Alhamdulillah, aku, Pak Faisal, dan teman-teman dari MusTanG tiba di Pekanbaru dengan selamat. Rasanya hampir nggak percaya bahwa akhirnya aku menjejakkan kedua kaki ini disana. Ini perjalanan terjauhku dalam dua puluh empat tahun aku hidup, dan mungkin juga perjalanan terjauh bagi beberapa orang lainnya dalam rombongan kami.

Well, cerita kali ini bakal cukup panjang.

***

Jum’at, 14 September.

Sekitar jam setengah delapan pagi, kami turun untuk sarapan. Aku nggak makan banyak. Cuma beberapa potong melon, sepiring omelet, dan seiris puding mangga. Perutku nggak karuan rasanya. Begah gitu. Makanya makan pun males banget. Aku nggak ingat kalo hari itu jadwal kami bakal sangat padat.

Pagi itu, aku dan teman-teman MusTanG mengenakan kaos seragam band kami, kecuali Dhea (dia mengaku kaosnya tertinggal). Setelah sarapan, kami check-out dari Hotel Amaris dan menuju kantor cabang Pekanbaru. Begitu keluar dari hotel, aku dan Pak Faisal dibuat tersenyum ketika melihat warna angkot di Pekanbaru yang rupanya sama dengan warna angkot di Cirebon, biru telur asin. Di kanan kiri jalan pun rupanya banyak toko dan rumah makan dengan nama yang Jawa banget. Jadi meskipun sedang berada di pulau orang, rasanya nggak jauh beda dengan di pulau Jawa. Dan rupanya bukan cuma aku yang merasakan itu, tapi juga teman-temanku yang lain. Ya iya lah ya.. Kayaknya meski berada di pulau lain, tapi selama itu masih di Indonesia, rasanya mungkin nggak akan jauh berbeda dengan berada di pulau sendiri. Kecuali kalo melancong ke luar negeri. Wah, kalo itu udah pasti bakal terasa banget bedanya.
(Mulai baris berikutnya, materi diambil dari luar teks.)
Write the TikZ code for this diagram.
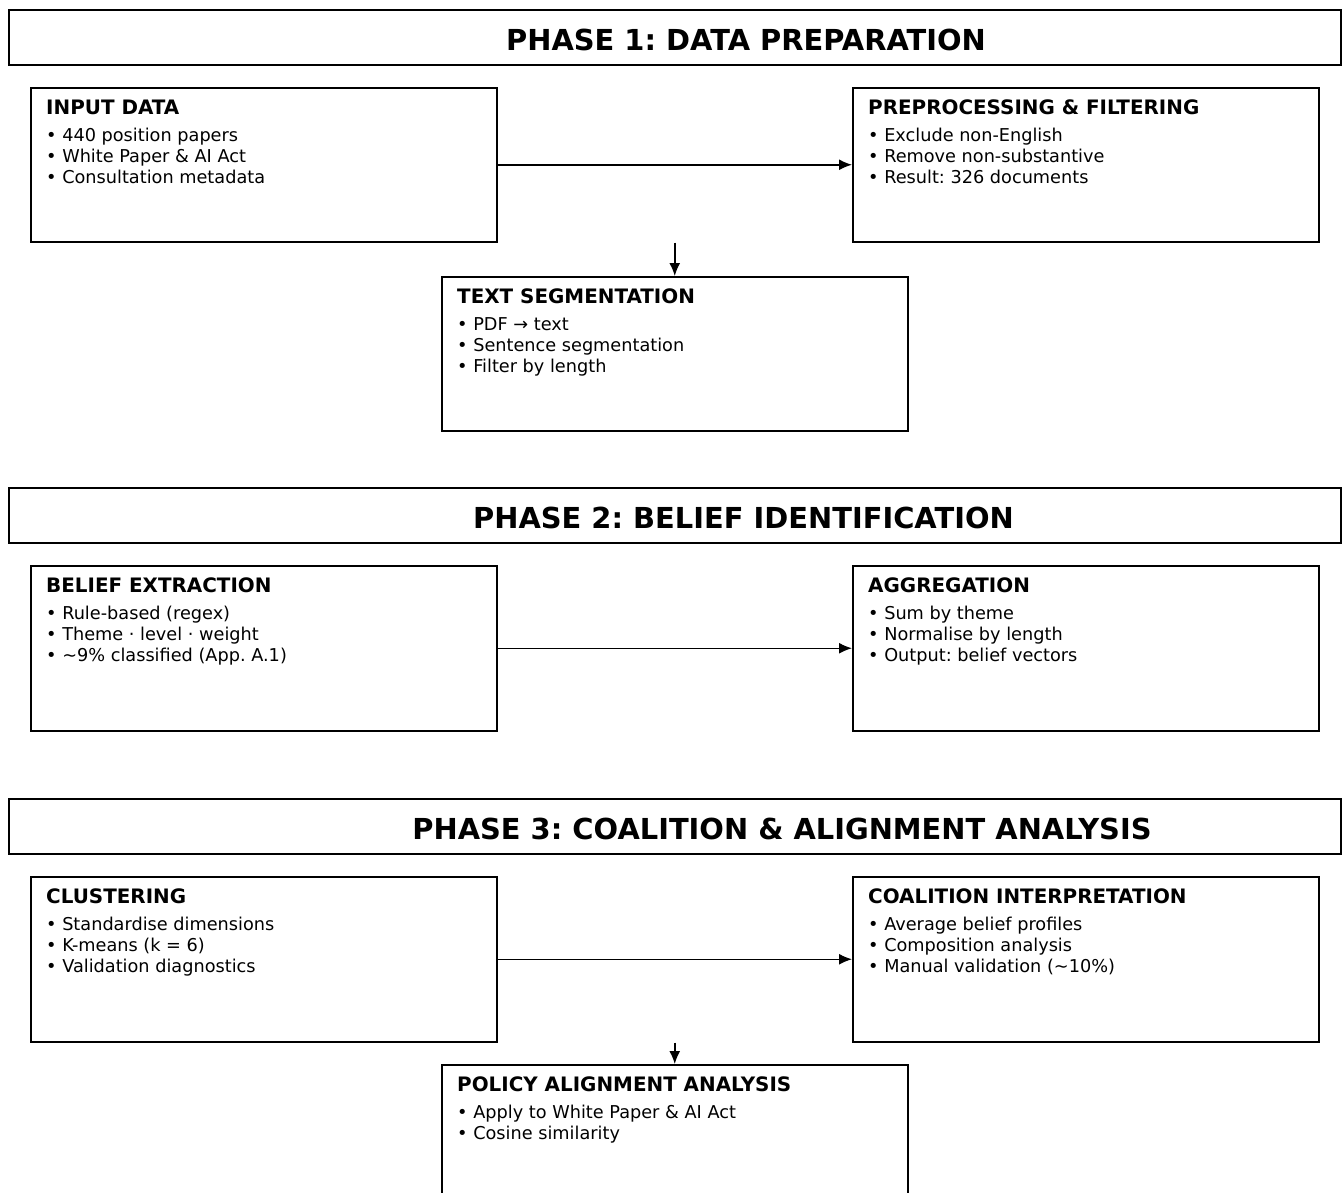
\documentclass[tikz,border=0pt]{standalone}
\usepackage{fontspec}
\setmainfont{DejaVu Sans}
\usetikzlibrary{arrows.meta,positioning}
\frenchspacing

\begin{document}
\begin{tikzpicture}[x=1pt,y=-1pt,
  banner/.style={draw,line width=1.5pt,minimum width=1332pt,minimum height=55pt,anchor=north west,inner sep=0pt},
  stage/.style={draw,line width=1.5pt,minimum width=466pt,anchor=north west,inner sep=0pt},
  phasetext/.style={font=\fontsize{28.9}{34}\selectfont\bfseries,anchor=base,inner sep=0pt},
  head/.style={font=\fontsize{19.9}{23}\selectfont\bfseries,anchor=base west,inner sep=0pt},
  items/.style={font=\fontsize{17.7}{21}\selectfont,align=left,anchor=base west,inner sep=0pt},
  flow/.style={-{Latex[length=13pt,width=11pt]},line width=1.5pt}]
\clip (0,0) rectangle (1343,1192);

% phase 1
\node[banner] (ph1) at (8,9) {};
\node[phasetext] (ph1T) at (746,50) {PHASE 1: DATA PREPARATION};

\node[stage,minimum height=154pt] (inp) at (30,87) {};
\node[head] (inpH) at ([xshift=16pt,yshift=-27pt]inp.north west) {INPUT DATA};
\node[items] (inpL) at ([yshift=-69pt]inpH.base west) {• 440 position papers\\• White Paper \& AI Act\\• Consultation metadata};

\node[stage,minimum height=154pt] (pre) at (852,87) {};
\node[head] (preH) at ([xshift=16pt,yshift=-27pt]pre.north west) {PREPROCESSING \& FILTERING};
\node[items] (preL) at ([yshift=-69pt]preH.base west) {• Exclude non-English\\• Remove non-substantive\\• Result: 326 documents};

\node[stage,minimum height=154pt] (seg) at (441,276) {};
\node[head] (segH) at ([xshift=16pt,yshift=-27pt]seg.north west) {TEXT SEGMENTATION};
\node[items] (segL) at ([yshift=-69pt]segH.base west) {• PDF → text\\• Sentence segmentation\\• Filter by length};

\draw[flow] (inp.east) -- (pre.west);
\coordinate (d1) at (seg.north |- inp.south);
\draw[flow] (d1) -- (seg.north);

% phase 2
\node[banner] (ph2) at (8,487) {};
\node[phasetext] (ph2T) at (743.5,528) {PHASE 2: BELIEF IDENTIFICATION};

\node[stage,minimum height=165pt] (ext) at (30,565) {};
\node[head] (extH) at ([xshift=16pt,yshift=-27pt]ext.north west) {BELIEF EXTRACTION};
\node[items] (extL) at ([yshift=-69pt]extH.base west) {• Rule-based (regex)\\• Theme · level · weight\\• \textasciitilde9\% classified (App. A.1)};

\node[stage,minimum height=165pt] (agg) at (852,565) {};
\node[head] (aggH) at ([xshift=16pt,yshift=-27pt]agg.north west) {AGGREGATION};
\node[items] (aggL) at ([yshift=-69pt]aggH.base west) {• Sum by theme\\• Normalise by length\\• Output: belief vectors};

\draw[flow] (ext.east) -- (agg.west);

% phase 3
\node[banner] (ph3) at (8,798) {};
\node[phasetext] (ph3T) at (782,839) {PHASE 3: COALITION \& ALIGNMENT ANALYSIS};

\node[stage,minimum height=165pt] (clu) at (30,876) {};
\node[head] (cluH) at ([xshift=16pt,yshift=-27pt]clu.north west) {CLUSTERING};
\node[items] (cluL) at ([yshift=-69pt]cluH.base west) {• Standardise dimensions\\• K-means (k = 6)\\• Validation diagnostics};

\node[stage,minimum height=165pt] (coa) at (852,876) {};
\node[head] (coaH) at ([xshift=16pt,yshift=-27pt]coa.north west) {COALITION INTERPRETATION};
\node[items] (coaL) at ([yshift=-69pt]coaH.base west) {• Average belief profiles\\• Composition analysis\\• Manual validation (\textasciitilde10\%)};

\node[stage,minimum height=165pt] (pol) at (441,1064) {};
\node[head] (polH) at ([xshift=16pt,yshift=-27pt]pol.north west) {POLICY ALIGNMENT ANALYSIS};
\node[items] (polL) at ([yshift=-48pt]polH.base west) {• Apply to White Paper \& AI Act\\• Cosine similarity};

\draw[flow] (clu.east) -- (coa.west);
\coordinate (d2) at (pol.north |- clu.south);
\draw[flow] (d2) -- (pol.north);
\end{tikzpicture}
\end{document}
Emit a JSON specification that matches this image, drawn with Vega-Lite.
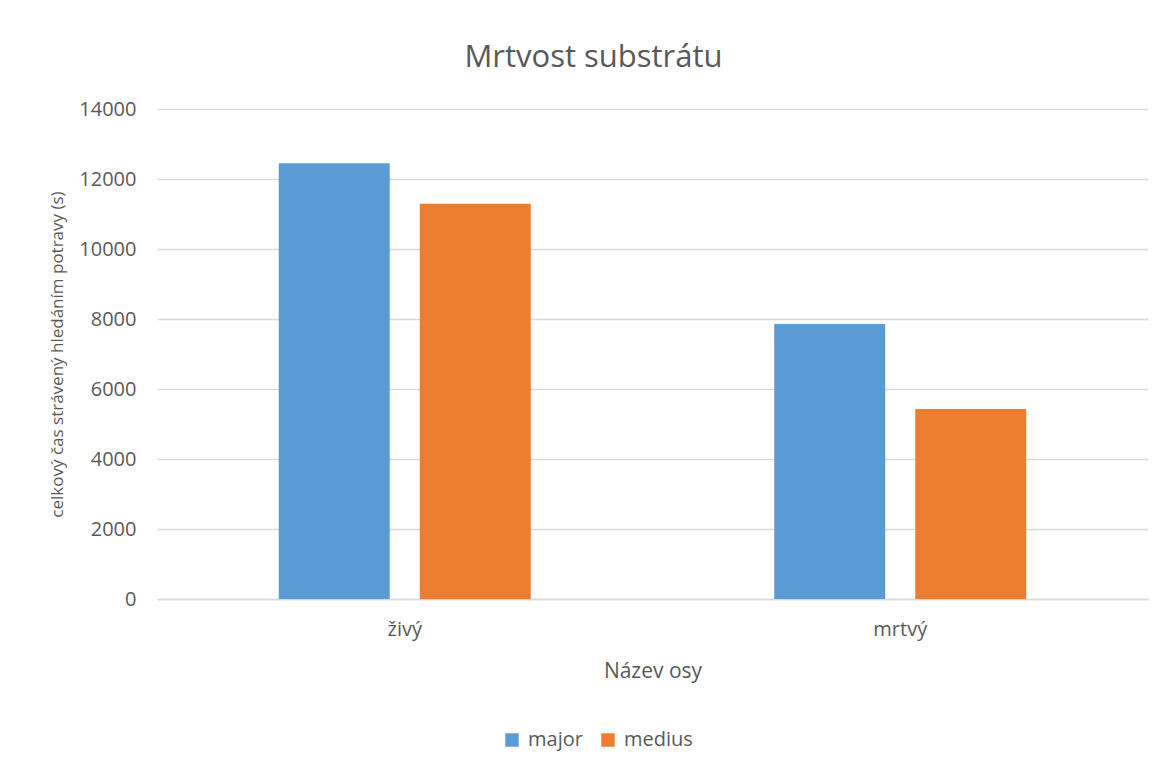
{
  "$schema": "https://vega.github.io/schema/vega-lite/v6.json",
  "autosize": "none",
  "width": 991,
  "height": 490,
  "padding": {"left": 157, "top": 109, "right": 20, "bottom": 172},
  "background": "white",
  "title": {
    "text": "Mrtvost substrátu",
    "font": "Open Sans",
    "fontSize": 31,
    "fontWeight": "normal",
    "color": "#595959",
    "anchor": "middle",
    "baseline": "alphabetic",
    "dx": -59,
    "offset": 1
  },
  "data": {
    "values": [
      {"substrat": "živý", "druh": "major", "cas": 12450},
      {"substrat": "živý", "druh": "medius", "cas": 11290},
      {"substrat": "mrtvý", "druh": "major", "cas": 7860},
      {"substrat": "mrtvý", "druh": "medius", "cas": 5430}
    ]
  },
  "mark": {"type": "bar"},
  "encoding": {
    "x": {
      "field": "substrat",
      "type": "nominal",
      "sort": ["živý", "mrtvý"],
      "scale": {"paddingInner": 0.4914, "paddingOuter": 0.2457},
      "axis": {
        "title": "Název osy",
        "labelAngle": 0,
        "labelFont": "Open Sans",
        "labelFontSize": 20,
        "labelColor": "#595959",
        "labelPadding": 20,
        "ticks": false,
        "domainColor": "#d9d9d9",
        "domainWidth": 1.5,
        "titleFont": "Open Sans",
        "titleFontSize": 21,
        "titleFontWeight": "normal",
        "titleColor": "#595959",
        "titleBaseline": "alphabetic",
        "titleX": 495.5,
        "titleY": 78
      }
    },
    "xOffset": {
      "field": "druh",
      "type": "nominal",
      "scale": {"paddingInner": 0.213, "paddingOuter": 0}
    },
    "y": {
      "field": "cas",
      "type": "quantitative",
      "scale": {"domain": [0, 14000], "nice": false},
      "axis": {
        "title": "celkový čas strávený hledáním potravy (s)",
        "values": [0, 2000, 4000, 6000, 8000, 10000, 12000, 14000],
        "format": "d",
        "domain": false,
        "ticks": false,
        "grid": true,
        "gridColor": "#d9d9d9",
        "gridWidth": 1.5,
        "labelFont": "Open Sans",
        "labelFontSize": 20,
        "labelColor": "#595959",
        "labelPadding": 21,
        "titleFont": "Open Sans",
        "titleFontSize": 17,
        "titleFontWeight": "normal",
        "titleColor": "#595959",
        "titleAngle": -90,
        "titleX": -100,
        "titleY": 245,
        "titleBaseline": "middle",
        "titleAlign": "center"
      }
    },
    "color": {
      "field": "druh",
      "type": "nominal",
      "scale": {"domain": ["major", "medius"], "range": ["#5B9BD5", "#ED7D31"]},
      "legend": {
        "title": null,
        "orient": "none",
        "direction": "horizontal",
        "legendX": 345,
        "legendY": 621,
        "symbolType": "square",
        "symbolSize": 180,
        "symbolStrokeWidth": 0,
        "labelFont": "Open Sans",
        "labelFontSize": 20,
        "labelColor": "#595959",
        "columnPadding": 15,
        "labelOffset": 6
      }
    }
  },
  "config": {"view": {"stroke": null}}
}
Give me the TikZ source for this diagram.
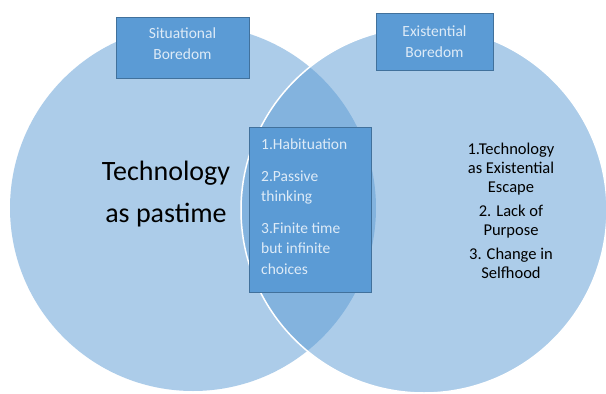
\documentclass[tikz,border=0pt]{standalone}
\usepackage{fontspec}
\setmainfont{Carlito}
\begin{document}
\begin{tikzpicture}[x=1pt,y=-1pt,
  venn/.style={circle, inner sep=0pt, minimum size=366pt, fill=vennblue, fill opacity=0.5},
  labelbox/.style={draw=boxedge, line width=0.8pt, fill=boxblue, text=boxtext, font=\fontsize{15.5}{21}\selectfont, align=center, inner sep=0pt},
]
\definecolor{vennblue}{RGB}{91,155,213}
\definecolor{boxblue}{RGB}{91,155,213}
\definecolor{boxedge}{RGB}{65,113,156}
\definecolor{boxtext}{RGB}{222,235,247}
\useasboundingbox (0,0) rectangle (606,394);
\fill[white] (0,0) rectangle (606,394);

% the two overlapping sets
\node[venn] (left) at (193,208) {};
\node[venn, draw=white, draw opacity=1, line width=1.5pt] (right) at (424,210) {};

% set titles
\node[labelbox, minimum width=133pt, minimum height=61pt] (sit) at (182.5,47.5) {};
\node[text=boxtext, font=\fontsize{15.5}{21}\selectfont, align=center, inner sep=0pt] (sittext) at (182.5,44) {Situational\\Boredom};
\node[labelbox, minimum width=117pt, minimum height=57pt] (exi) at (434.5,41.5) {Existential\\Boredom};

% shared causes in the overlap
\node[labelbox, minimum width=122pt, minimum height=165pt] (mid) at (310,209.5) {};
\node[anchor=north west, text=boxtext, font=\fontsize{15.5}{20}\selectfont, align=left, inner sep=0pt] (midtext) at (261,139)
  {1.Habituation\\[12pt]2.Passive\\thinking\\[12pt]3.Finite time\\but infinite\\[1pt]choices};

% left-only text
\node[font=\fontsize{28}{42}\selectfont, align=center, inner sep=0pt] (past) at (166,194) {Technology\\as pastime};

% right-only text
\node[font=\fontsize{16.5}{19}\selectfont, align=center, inner sep=0pt] (exitext) at (511,211)
  {1.Technology\\as Existential\\Escape\\[5pt]2. Lack of\\Purpose\\[5pt]3. Change in\\Selfhood};
\end{tikzpicture}
\end{document}
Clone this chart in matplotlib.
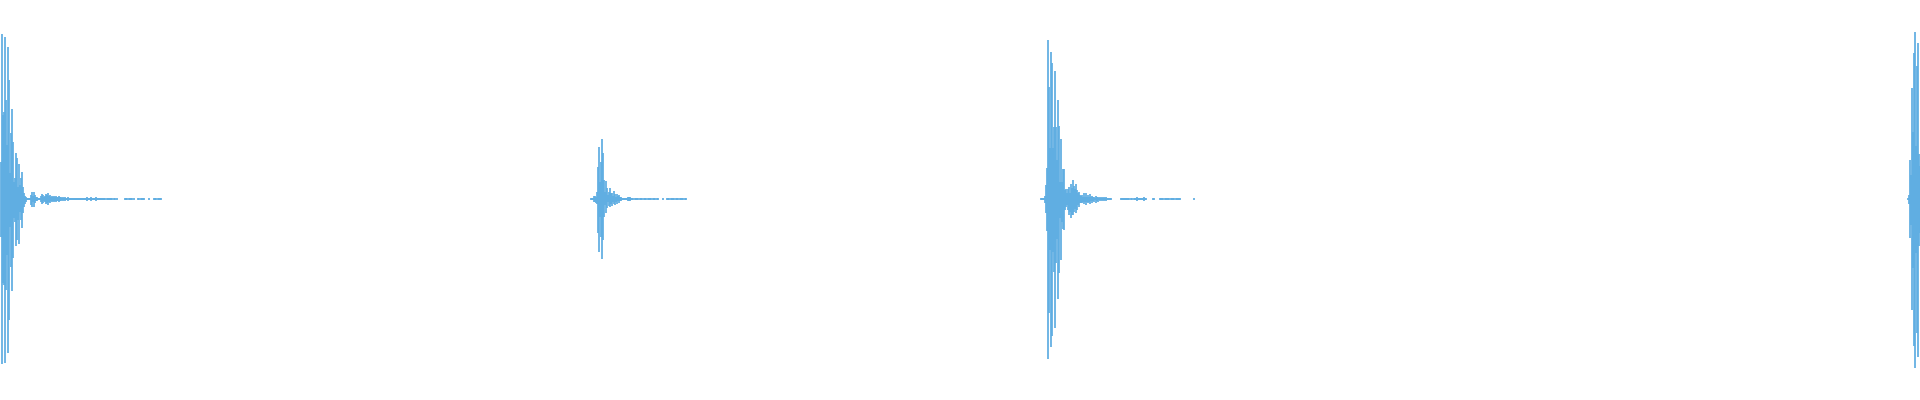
import numpy as np
from matplotlib import pyplot as plt

# waveform bursts: start column, top / bottom amplitude per column (px units),
# then a symmetric low-level tail (0 = nothing drawn)
b1_x0 = 0
b1_top = [37, 165, 84, 87, 162, 99, 54, 152, 119, 26, 66, 90, 57, 17, 21, 46, 41, 12, 35, 14,
          21, 27, 12, 6, 3, 2, 1, 1, 1, 1, 4, 7, 3, 7, 4, 2, 2, 1, 1, 1]
b1_bot = [38, 165, 84, 86, 164, 91, 56, 154, 121, 28, 68, 92, 59, 19, 23, 47, 41, 21, 45, 13,
          21, 29, 14, 8, 5, 3, 1, 1, 1, 1, 6, 8, 3, 8, 4, 2, 2, 1, 1, 1]
b1_tail = [3, 5, 4, 2, 3, 5, 4, 6, 3, 4, 2, 3,
           2, 3, 2, 3, 2, 2, 3, 2, 2,
           1, 2, 1, 2, 1, 1, 2, 1, 1, 1, 1, 1,
           1, 1, 1, 1, 1, 1, 1, 1, 1, 1, 1, 1,
           1, 2, 1, 1, 1, 2, 1, 1, 1, 1, 2, 1, 1, 1, 1,
           1, 1, 1, 1, 1, 0, 1, 1, 1, 1, 1, 1,
           0, 1, 1, 0, 1,
           0, 0, 0, 0, 0, 0, 0,
           1, 1, 1, 0, 1, 1, 1, 1, 0, 1,
           0, 0, 0,
           1, 1, 0, 1, 1, 1, 1,
           0, 0, 0, 0,
           1,
           0, 0, 0, 0,
           1, 1, 1, 0, 1, 1, 1, 1]

b2_x0 = 590
b2_top = [1, 1, 1, 3, 3, 2, 7, 32, 52, 17, 37, 60, 46, 19, 7, 18, 11, 4, 7, 11,
          6, 6, 3, 8, 5, 2, 5, 3, 4, 2, 2, 1, 1, 1, 1]
b2_bot = [1, 1, 1, 3, 3, 4, 5, 34, 53, 18, 38, 60, 41, 18, 6, 14, 9, 3, 7, 8,
          5, 7, 3, 5, 6, 3, 5, 2, 4, 2, 2, 1, 1, 1, 1]
b2_tail = [1, 1, 2, 2, 2, 1, 1, 1, 0,
           1, 1, 1, 1, 0, 1, 1, 1, 0, 1, 1, 1, 0, 1, 1, 1, 1, 0, 1, 1, 1, 0, 1, 1,
           0, 0, 0, 0,
           1,
           0, 0, 0,
           1, 1, 1, 0, 1, 1, 1, 1, 0, 1, 1, 1, 0, 1, 1, 1, 1, 0, 1, 1]

b3_x0 = 1040
b3_top = [1, 1, 1, 1,
          3, 14, 31, 159, 112, 51, 147, 136, 51, 72,
          128, 72, 39, 99, 73, 17, 60, 17, 30, 30,
          9, 10, 6, 10, 12, 6, 15, 11, 19, 13,
          10, 15, 9, 6, 7, 4,
          3, 4, 2, 6, 2, 6, 2, 4, 2, 5,
          2, 3, 2, 2, 1, 3, 2, 2, 1, 2,
          1, 2, 1, 2, 1, 2]
b3_bot = [1, 1, 1, 1,
          4, 14, 32, 160, 114, 51, 148, 137, 53, 73,
          129, 64, 40, 100, 74, 19, 61, 23, 30, 31,
          11, 8, 6, 11, 16, 13, 19, 16, 16, 13,
          10, 14, 11, 6, 8, 4,
          4, 4, 3, 5, 3, 6, 3, 4, 3, 5,
          2, 4, 2, 3, 1, 4, 2, 3, 1, 2,
          1, 2, 1, 2, 1, 2]
b3_tail = [1, 1, 1, 1, 1, 0,
           0, 0, 0, 0, 0, 0, 0, 0,
           1, 1, 1, 1, 1, 1, 1, 1, 1, 0, 1, 1, 0, 1, 1, 1, 2, 1, 1, 1, 1, 1, 1, 2, 1, 1,
           0, 0, 0, 0, 0, 0,
           1, 1, 0,
           0, 0, 0, 0,
           1, 1, 1, 1, 0, 1, 1, 1, 1, 1, 0, 1, 1, 1, 1, 0, 1, 1, 1, 1, 1,
           0, 0, 0, 0, 0, 0, 0, 0, 0, 0, 0, 0, 0,
           1]

b4_x0 = 1907
b4_top = [1, 4, 39, 24, 111, 67, 146, 167, 53, 133, 156, 45, 33]
b4_bot = [1, 5, 39, 26, 111, 69, 147, 169, 54, 134, 158, 47, 34]
b4_tail = []

bursts = [(b1_x0, b1_top, b1_bot, b1_tail),
          (b2_x0, b2_top, b2_bot, b2_tail),
          (b3_x0, b3_top, b3_bot, b3_tail),
          (b4_x0, b4_top, b4_bot, b4_tail)]

color = '#5eade2'

fig = plt.figure(figsize=(19.2, 4), dpi=100)
ax = fig.add_axes([0, 0, 1, 1])

for x0, top, bot, tail in bursts:
    top = np.array(top + tail, dtype=float)
    bot = np.array(bot + tail, dtype=float)
    xs = x0 + np.arange(len(top)) + 0.5
    keep = (top + bot) > 0
    ax.vlines(xs[keep], -bot[keep], top[keep], color=color, linewidth=1.25)

ax.set_xlim(0, 1920)
ax.set_ylim(-201, 199)
ax.axis('off')

fig.savefig('out.png', dpi=100, facecolor='white')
Mobil kami meluncur membelah pusat kota. Sepanjang perjalanan, mata kami dimanjakan dengan arsitektur gedung-gedung pemerintahan Pekanbaru yang berdesain unik dan megah. Misalnya kantor Badan Perpustakaan dan Kearsipan, dan kantor Gubernur Riau.Fly-over nya pun diwarnai dengan warna biru dan emas, dan ada motifnya gitu. Cantik deh. Tata kotanya benar-benar mengagumkan. Dan satu lagi, meski merupakan ibukota, namun jalannya cukup bersih. Entah kami yang nggak melihat atau gimana, tapi kami nggak menemukan ada sampah menumpuk di pinggir jalan. Salut.

Akhirnya tiba juga lah kami di kantor cabang Pekanbaru yang terletak di kawasan jalan Tuanku Tambusai. Kami memasuki showroom depan, menyalami pramuniaga yang berjaga, lalu terus ke ruang selanjutnya. Di ruang itu kami bertemu tiga orang karyawan yang salah satunya menyambut kami dengan suara riang.
“Ah, ada artis! Ini nih vokalisnya. Ntar mau request ah”, celetuknya. Ia cewek berhijab, mungkin seumuran denganku. Wajahnya lumayan cantik, dan suaranya cempreng, cocok dengan tubuhnya yang mungil. Ia mengingatkanku pada Arafah Rianti, komika yang terkenal itu. Dari sikapnya, aku yakin dia adalah tipe orang yang mudah akrab dengan siapapun. Sejenak aku heran darimana dia tau aku vokalis, namun kemudian aku menyadari bahwa mungkin ia melihat dari kaos band yang aku dan teman-teman MusTanG kenakan.

Kemudian kami naik ke lantai dua. Disana, beberapa orang karyawan tampak tengah berjoget-joget mengikuti alunan musik dangdut di sebuah ruangan yang lebih lapang dari ruangan lainnya (semacam ruang pertemuan).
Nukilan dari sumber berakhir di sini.